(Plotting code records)
□ □ □ □ □ □ □
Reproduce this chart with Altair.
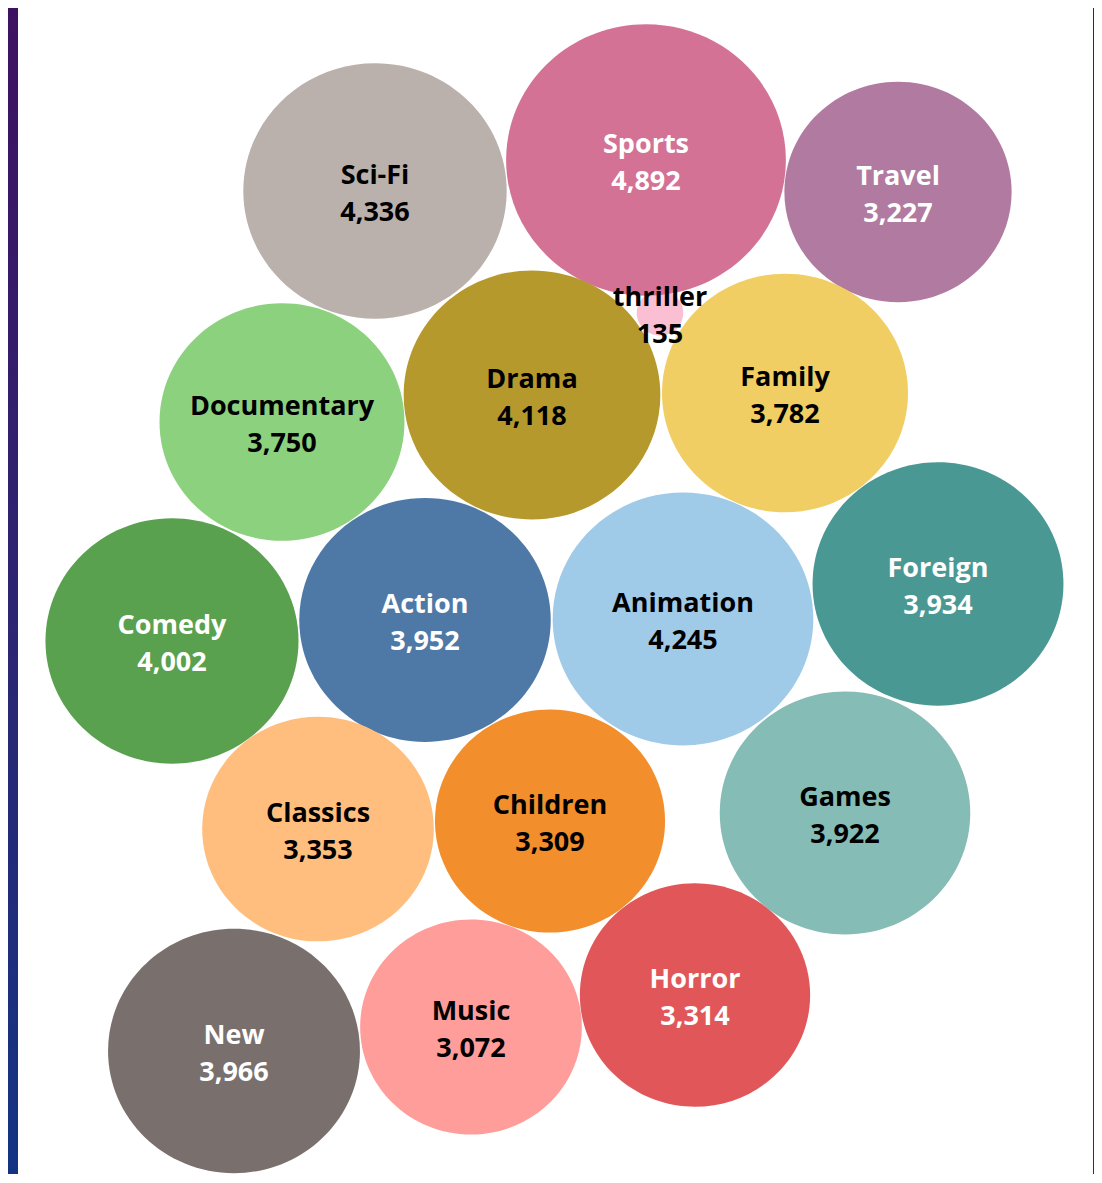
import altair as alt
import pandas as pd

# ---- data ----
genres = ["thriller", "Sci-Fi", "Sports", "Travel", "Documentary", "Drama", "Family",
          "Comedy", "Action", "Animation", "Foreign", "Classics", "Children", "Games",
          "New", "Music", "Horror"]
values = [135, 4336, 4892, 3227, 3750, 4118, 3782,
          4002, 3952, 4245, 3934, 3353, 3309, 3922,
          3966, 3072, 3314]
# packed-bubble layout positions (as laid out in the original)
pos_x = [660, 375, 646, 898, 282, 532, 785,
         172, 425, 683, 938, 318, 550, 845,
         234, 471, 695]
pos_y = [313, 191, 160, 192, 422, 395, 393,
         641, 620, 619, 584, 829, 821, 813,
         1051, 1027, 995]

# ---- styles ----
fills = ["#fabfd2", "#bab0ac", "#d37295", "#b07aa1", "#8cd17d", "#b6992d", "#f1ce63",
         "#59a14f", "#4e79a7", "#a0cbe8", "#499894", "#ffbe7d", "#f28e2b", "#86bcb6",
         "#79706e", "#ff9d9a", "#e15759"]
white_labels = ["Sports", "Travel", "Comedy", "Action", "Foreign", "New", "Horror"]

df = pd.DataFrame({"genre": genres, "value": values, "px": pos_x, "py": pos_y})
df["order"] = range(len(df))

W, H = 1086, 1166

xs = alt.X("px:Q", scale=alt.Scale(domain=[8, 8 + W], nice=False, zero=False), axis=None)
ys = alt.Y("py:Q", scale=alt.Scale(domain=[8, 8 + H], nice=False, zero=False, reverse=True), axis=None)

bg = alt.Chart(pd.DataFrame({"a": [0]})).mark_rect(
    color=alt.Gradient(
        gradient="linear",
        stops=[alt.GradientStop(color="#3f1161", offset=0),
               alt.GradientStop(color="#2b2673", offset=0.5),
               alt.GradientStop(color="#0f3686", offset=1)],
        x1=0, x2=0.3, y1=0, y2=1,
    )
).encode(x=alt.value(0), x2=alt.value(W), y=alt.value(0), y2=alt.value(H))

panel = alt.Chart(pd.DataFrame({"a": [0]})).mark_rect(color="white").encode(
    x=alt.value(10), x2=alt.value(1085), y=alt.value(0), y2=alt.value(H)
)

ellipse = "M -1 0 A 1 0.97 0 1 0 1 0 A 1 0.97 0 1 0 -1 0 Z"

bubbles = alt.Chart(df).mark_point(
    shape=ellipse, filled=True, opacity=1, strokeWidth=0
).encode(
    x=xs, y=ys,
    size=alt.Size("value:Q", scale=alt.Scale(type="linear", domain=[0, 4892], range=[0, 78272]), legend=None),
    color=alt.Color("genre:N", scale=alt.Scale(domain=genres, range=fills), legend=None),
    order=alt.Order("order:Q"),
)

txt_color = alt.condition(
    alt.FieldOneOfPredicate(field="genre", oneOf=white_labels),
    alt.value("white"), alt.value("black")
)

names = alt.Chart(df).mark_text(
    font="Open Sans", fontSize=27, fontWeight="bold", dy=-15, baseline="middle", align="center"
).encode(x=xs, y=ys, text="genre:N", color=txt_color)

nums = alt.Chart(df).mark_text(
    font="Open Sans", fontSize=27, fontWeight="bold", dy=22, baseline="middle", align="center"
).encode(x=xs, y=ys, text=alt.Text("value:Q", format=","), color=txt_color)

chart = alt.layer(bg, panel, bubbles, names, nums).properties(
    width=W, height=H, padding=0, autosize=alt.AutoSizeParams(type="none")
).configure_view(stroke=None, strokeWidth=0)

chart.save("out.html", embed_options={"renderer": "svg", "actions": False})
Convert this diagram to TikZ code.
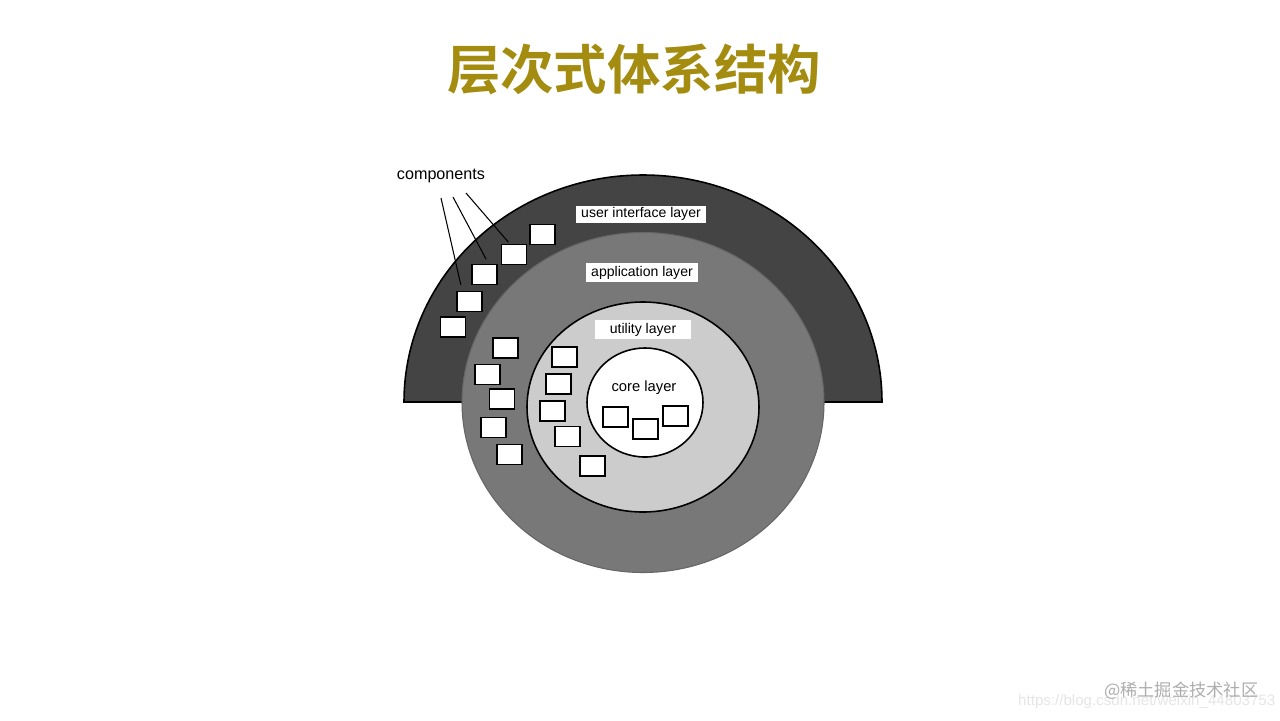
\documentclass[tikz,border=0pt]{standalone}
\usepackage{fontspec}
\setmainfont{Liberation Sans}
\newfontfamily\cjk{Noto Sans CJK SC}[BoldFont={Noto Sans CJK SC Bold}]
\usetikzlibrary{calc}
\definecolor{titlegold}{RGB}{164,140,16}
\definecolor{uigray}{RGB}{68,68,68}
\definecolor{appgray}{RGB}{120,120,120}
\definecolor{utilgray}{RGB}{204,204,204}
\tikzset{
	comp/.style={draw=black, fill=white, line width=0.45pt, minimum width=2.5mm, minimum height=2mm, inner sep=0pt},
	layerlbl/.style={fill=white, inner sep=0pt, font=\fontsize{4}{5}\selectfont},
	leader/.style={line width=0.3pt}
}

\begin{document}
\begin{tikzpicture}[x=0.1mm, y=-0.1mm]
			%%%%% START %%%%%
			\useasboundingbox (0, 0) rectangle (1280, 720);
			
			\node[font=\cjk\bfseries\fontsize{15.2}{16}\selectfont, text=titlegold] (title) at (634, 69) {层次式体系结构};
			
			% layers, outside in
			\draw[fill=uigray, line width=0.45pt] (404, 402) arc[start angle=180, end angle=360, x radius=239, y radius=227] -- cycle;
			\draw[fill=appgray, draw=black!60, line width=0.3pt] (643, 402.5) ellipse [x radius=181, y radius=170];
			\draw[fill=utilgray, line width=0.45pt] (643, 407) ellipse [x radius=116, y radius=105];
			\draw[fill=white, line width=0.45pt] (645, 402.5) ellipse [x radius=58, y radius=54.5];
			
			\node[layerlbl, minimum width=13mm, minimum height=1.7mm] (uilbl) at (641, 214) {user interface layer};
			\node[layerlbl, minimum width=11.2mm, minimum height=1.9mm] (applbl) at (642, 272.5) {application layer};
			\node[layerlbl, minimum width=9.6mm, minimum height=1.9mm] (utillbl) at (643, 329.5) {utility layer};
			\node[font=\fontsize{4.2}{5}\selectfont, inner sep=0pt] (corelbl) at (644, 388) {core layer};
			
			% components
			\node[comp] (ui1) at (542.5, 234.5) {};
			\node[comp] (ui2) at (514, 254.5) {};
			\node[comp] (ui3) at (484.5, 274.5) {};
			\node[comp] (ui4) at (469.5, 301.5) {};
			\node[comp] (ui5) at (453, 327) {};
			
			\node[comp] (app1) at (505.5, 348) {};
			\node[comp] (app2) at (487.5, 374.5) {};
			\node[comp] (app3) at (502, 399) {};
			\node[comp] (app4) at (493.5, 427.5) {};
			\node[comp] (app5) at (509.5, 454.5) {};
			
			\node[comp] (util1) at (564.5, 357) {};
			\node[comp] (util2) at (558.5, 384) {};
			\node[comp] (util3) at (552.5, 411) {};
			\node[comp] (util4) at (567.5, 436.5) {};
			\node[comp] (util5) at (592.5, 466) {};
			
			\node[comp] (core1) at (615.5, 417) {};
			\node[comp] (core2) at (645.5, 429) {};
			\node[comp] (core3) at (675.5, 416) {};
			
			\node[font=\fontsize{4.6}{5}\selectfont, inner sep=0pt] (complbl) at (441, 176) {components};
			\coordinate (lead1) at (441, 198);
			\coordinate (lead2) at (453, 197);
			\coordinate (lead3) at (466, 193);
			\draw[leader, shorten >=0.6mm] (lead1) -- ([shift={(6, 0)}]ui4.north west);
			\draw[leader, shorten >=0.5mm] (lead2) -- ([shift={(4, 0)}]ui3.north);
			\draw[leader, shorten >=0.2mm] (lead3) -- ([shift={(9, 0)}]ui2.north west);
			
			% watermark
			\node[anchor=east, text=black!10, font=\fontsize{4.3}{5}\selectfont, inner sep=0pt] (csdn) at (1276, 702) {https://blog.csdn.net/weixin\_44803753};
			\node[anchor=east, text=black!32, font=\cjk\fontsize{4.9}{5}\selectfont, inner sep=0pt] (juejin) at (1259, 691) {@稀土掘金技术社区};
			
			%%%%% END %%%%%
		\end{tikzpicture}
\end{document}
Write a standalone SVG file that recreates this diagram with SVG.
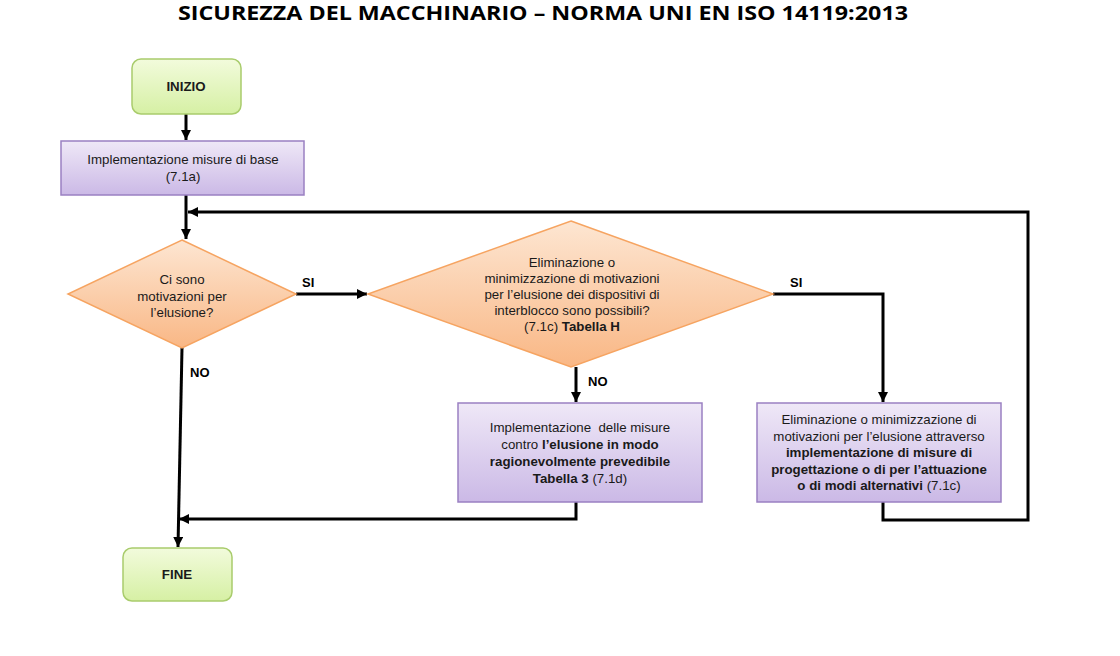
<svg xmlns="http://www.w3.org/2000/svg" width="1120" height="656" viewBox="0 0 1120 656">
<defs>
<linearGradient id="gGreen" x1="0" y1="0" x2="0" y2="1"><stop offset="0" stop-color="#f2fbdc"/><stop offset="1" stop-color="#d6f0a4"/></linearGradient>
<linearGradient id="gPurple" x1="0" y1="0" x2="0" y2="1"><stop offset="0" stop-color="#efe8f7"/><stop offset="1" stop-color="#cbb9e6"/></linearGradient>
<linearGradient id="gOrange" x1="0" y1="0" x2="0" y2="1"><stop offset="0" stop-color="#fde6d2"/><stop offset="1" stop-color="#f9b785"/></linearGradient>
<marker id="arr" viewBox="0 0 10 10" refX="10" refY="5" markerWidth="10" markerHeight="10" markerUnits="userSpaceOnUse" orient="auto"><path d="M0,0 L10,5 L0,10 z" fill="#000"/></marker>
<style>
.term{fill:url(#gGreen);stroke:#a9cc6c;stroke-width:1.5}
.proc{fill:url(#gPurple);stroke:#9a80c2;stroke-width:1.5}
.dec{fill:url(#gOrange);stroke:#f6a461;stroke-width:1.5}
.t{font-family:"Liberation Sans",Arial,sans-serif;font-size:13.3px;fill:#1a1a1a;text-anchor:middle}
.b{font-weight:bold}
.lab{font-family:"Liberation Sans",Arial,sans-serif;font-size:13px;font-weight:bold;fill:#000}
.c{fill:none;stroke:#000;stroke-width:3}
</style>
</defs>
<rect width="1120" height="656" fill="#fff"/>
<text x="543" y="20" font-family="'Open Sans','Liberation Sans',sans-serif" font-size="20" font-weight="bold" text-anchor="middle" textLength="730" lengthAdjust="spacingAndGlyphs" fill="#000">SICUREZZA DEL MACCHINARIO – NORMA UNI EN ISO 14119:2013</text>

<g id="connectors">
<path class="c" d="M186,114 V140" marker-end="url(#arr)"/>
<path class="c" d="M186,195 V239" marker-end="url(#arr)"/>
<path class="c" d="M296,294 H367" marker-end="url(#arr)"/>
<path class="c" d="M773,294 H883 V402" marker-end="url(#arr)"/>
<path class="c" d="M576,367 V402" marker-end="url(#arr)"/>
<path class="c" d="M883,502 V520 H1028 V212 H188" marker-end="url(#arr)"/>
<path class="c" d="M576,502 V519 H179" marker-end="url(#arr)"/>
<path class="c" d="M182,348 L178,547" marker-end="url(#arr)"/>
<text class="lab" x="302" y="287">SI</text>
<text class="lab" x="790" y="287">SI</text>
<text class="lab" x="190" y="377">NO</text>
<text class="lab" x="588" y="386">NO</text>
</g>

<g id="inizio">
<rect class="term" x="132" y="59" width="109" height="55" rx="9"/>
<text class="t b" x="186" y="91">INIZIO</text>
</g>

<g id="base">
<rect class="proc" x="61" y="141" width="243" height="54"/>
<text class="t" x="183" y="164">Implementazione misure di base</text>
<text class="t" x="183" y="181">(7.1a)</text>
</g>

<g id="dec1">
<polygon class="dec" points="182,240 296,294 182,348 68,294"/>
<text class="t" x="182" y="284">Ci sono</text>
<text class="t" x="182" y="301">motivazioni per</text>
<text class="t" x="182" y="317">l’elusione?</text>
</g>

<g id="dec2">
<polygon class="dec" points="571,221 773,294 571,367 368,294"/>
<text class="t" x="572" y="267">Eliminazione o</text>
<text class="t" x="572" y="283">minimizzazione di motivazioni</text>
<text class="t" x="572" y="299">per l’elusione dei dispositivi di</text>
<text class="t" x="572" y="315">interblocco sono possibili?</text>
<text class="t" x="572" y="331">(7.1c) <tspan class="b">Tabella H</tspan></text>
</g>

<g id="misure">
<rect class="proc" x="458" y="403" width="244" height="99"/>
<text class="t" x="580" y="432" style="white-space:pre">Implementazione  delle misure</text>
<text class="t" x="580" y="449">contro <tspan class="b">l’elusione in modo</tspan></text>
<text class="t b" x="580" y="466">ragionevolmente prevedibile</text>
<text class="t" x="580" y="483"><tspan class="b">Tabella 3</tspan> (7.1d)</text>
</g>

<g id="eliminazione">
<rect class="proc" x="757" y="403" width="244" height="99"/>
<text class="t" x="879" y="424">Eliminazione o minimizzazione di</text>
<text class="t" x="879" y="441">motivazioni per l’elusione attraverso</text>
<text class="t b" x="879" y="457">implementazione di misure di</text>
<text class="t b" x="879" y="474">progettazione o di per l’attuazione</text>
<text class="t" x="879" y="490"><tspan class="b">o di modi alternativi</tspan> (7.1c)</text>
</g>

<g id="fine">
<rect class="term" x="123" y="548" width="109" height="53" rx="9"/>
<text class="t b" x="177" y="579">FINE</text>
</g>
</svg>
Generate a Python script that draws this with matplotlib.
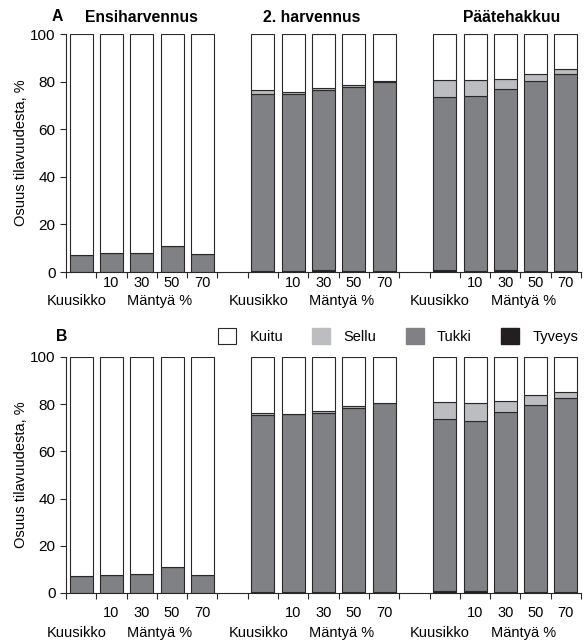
□ □ □ □ □ □ □
Starting at the top of the listing above, reproduce each line up to and including the one with "import pandas as pd"; omit the pictures.

Reproduce this chart with Altair.
import altair as alt
import pandas as pd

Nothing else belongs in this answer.